Compared to English, say, Spanish has forms of verb so detailed that a single word expresses aspects that require a whole phrase in English: "venceremos" = "we will prevail", or "quisiera" = "I would like". You cannot opt out of this level of detail.

Also in a ton of languages you have to care about nouns being masculine / feminine (la ciudad, ein Stadt, etc). In e.g. Slavic languages you have to also care about nouns being animate / inanimate.

Regarding the Slavic languages, while e.g. Ukrainian has the typical English-like possessive construction, e.g. "I have a car", Russian uses something like "by me there is a car". It also has the perfect tense designation as a part of the verb, in all forms and tenses. With that, some verbs lack some tenses! Formally these tenses could possibly be formed, but are never used and are considered unacceptable. Notably, you can say "we will win", but cannot say "I will win" using the same verb.

Opposed to that, Japanese is highly regular, it has like 2.5 irregular verbs in the entire language. Its verb system is hugely flexible and expressive, but it lacks a future tense; you have to infer it from the context. Nouns also lack a regular plural form; you can mark a noun as plural in a pinch, but usually you have to infer it from the context, and omit when speaking. Most sentences are built around topic markers: instead of "I have a car" you say "Regarding me, a car exists". Adjectives are actually lightweight verbs, and can have a past tense. The system of politeness / honorifics permeates the language: not only "younger sister" and "elder sister" are different words, but "your wife" and "my wife" are completely different words, same for "my home" and "your home". To say nothing about the writing system that uses ideographic characters for halves of many words. Imagine using emojis for writing, with attached strings of letters for things like -ed, -s, -ing, etc.

Knowing stuff like this is mildly entertaining. What changes your perception is an honest attempt to use such a language, translating texts, and especially for daily communication. You start noticing untranslatable stuff, things that cannot be expressed in a different language, except with a lengthy and awkward explanation. Congrats, now you have a new mental tool.




As for Japanese, the by far more important difference is, in my opinion, that the verb comes last. Imagine an automatic Star Trek Universal Translator feature: Can't happen. You can't translate the sentence as it's being spoken, you have to wait until the last word before you can get past the subject if you're translating to English.

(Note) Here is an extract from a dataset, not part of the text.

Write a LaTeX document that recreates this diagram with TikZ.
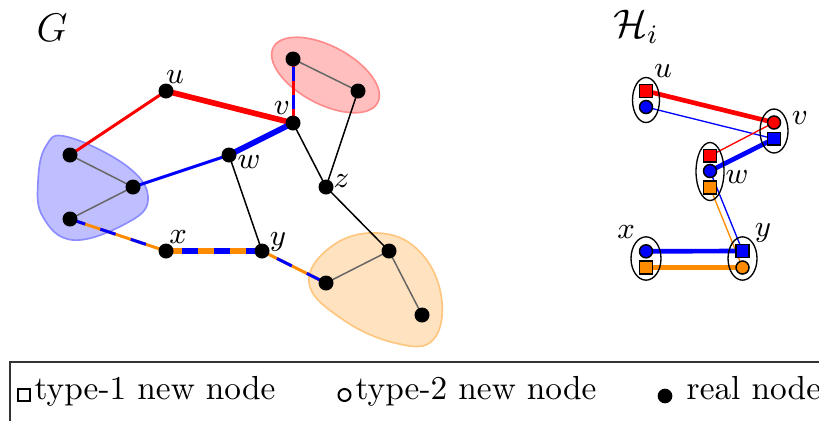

What this means in practice is something you'll have to watch for to notice: It's far more common for Japanese people not to reply until the other party has finished the sentence. Because, depending on context, the verb is important. Important parts happens at the end of the sentence, while in my own language important things are at the beginning of the sentence and the remainder is just fluff, so it's extremely common to hear people communicate in overlapping patterns - you start replying mid-sentence (and the other party automatically stops because the point has already been made so it's fine). This is something which absolutely infuriates my Japanese wife, even though she speaks my language nearly perfectly. She can't get out of the habit of expecting people to wait until the very end, even though as far as the other party is concerned everything is already clear.

But this does instill a good habit - there's way less interruptions. Because when you learn your pattern of replying mid-sentence, sometimes you do miss the real point. And more.